Toyota also recently announced it is exploring using hydrogen fuel-cell technology in heavy-duty vehicles. Component makers such as Dana and Eaton are working on developing transmissions and axles that will make electric trucks more efficient and longer-ranged, and electric and hybrid-electric trucks are already showing up in refuse applications and urban pickup and delivery.
Big data and analytics
From electric trucks to autonomous vehicles, from smart warehouses to robots and drones, vast amounts of data and the artificial intelligence to sift through it are making it possible. And fleets need to use data themselves to compete in this new 21st century trucking world.
However, delving into all the data available is a challenge. As A. Duie Pyle’s Swart says, “The key is to understand the difference between interesting information and actionable information. You can get very mired down in all sorts of neat things you can’t do anything about.”
Today, companies mostly use data to explain what has already happened, a practice known as descriptive analytics.
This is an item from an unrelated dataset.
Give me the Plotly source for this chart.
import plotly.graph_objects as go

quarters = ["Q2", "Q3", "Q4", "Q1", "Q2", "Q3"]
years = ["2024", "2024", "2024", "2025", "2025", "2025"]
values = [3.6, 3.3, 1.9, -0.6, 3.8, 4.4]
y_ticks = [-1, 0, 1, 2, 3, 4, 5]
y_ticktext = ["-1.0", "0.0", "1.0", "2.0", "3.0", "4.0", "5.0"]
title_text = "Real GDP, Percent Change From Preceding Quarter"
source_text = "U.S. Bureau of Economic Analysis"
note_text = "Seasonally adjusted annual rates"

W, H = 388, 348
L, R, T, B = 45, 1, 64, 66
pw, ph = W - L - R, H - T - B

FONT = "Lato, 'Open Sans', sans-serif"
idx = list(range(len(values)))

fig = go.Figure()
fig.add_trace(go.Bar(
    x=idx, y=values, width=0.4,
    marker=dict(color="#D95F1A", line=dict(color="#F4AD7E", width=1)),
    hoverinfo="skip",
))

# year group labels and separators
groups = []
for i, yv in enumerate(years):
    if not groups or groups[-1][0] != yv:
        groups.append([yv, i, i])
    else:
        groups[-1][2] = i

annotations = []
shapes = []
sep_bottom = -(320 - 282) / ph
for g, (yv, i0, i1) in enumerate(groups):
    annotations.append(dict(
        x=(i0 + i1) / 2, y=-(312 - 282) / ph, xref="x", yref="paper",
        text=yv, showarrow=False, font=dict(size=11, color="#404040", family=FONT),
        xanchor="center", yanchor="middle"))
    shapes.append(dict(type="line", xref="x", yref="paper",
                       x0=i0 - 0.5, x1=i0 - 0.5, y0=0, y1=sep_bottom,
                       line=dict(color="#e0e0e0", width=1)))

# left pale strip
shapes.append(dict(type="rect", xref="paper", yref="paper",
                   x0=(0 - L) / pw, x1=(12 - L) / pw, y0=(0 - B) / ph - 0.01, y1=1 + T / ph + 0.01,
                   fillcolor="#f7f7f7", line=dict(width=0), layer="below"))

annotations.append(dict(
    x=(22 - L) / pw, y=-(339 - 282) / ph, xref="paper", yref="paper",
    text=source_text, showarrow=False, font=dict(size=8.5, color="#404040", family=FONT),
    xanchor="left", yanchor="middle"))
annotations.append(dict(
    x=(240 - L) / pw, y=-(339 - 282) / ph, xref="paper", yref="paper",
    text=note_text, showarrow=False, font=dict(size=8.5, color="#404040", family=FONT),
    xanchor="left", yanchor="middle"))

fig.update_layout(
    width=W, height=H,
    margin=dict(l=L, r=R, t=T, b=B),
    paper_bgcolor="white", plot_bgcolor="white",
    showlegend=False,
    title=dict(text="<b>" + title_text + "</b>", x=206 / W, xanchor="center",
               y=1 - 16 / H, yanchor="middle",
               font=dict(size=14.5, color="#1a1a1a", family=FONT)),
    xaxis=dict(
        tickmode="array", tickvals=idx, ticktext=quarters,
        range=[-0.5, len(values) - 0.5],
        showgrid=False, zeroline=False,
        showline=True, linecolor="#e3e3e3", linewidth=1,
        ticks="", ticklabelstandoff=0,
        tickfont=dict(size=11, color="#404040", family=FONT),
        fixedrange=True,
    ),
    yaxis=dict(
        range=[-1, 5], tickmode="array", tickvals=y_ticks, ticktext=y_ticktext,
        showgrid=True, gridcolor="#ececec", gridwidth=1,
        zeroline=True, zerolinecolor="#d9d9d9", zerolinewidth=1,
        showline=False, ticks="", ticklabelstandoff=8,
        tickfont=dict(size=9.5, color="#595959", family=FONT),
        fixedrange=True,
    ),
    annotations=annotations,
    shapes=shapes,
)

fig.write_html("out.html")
More advanced companies turn to analytics to predict what might happen next. “But just 5% of firms deploy prescriptive analytics, which goes beyond prediction and determines the optimal action to take,” explains Jack Levis, senior director of process management at UPS.
UPS already uses its Orion routing software to develop the most efficient delivery routes. But imagine, he says, a system in which we can predict, with near certainty, the fastest way to move any parcel among different modes of transportation — and in real time.
U.S. Xpress is able to use big data to analyze shipping patterns. “We know when and where the volume is climbing, so we can deploy assets more effectively into those markets,” Fuller explains. “Big data and how we analyze that is very critical. We’re able to see things some of the smaller carriers can’t react to.”
At the same time, a lot of technology has become much more affordable to smaller fleets, as software as a service becomes more common, and telematics and technology companies develop dashboards and other interfaces that help smaller fleets wade through all the data.
What else will the 21st century bring? Eric Fuller says, “In 10 to 15 years there will probably be things we aren’t even thinking about today. Ten years ago, nobody knew what Uber was, and nobody was talking about autonomous trucks. Heck, maybe even in five years’ time there will be a lot of technology we aren’t even aware of today.”
MIT’s McAfee advises: “The worst strategy is to ignore it or think it’s a passing fad or will go away. If digital technologies and artificial intelligence aren’t absolutely part of what management’s thinking about, then there’s a problem.”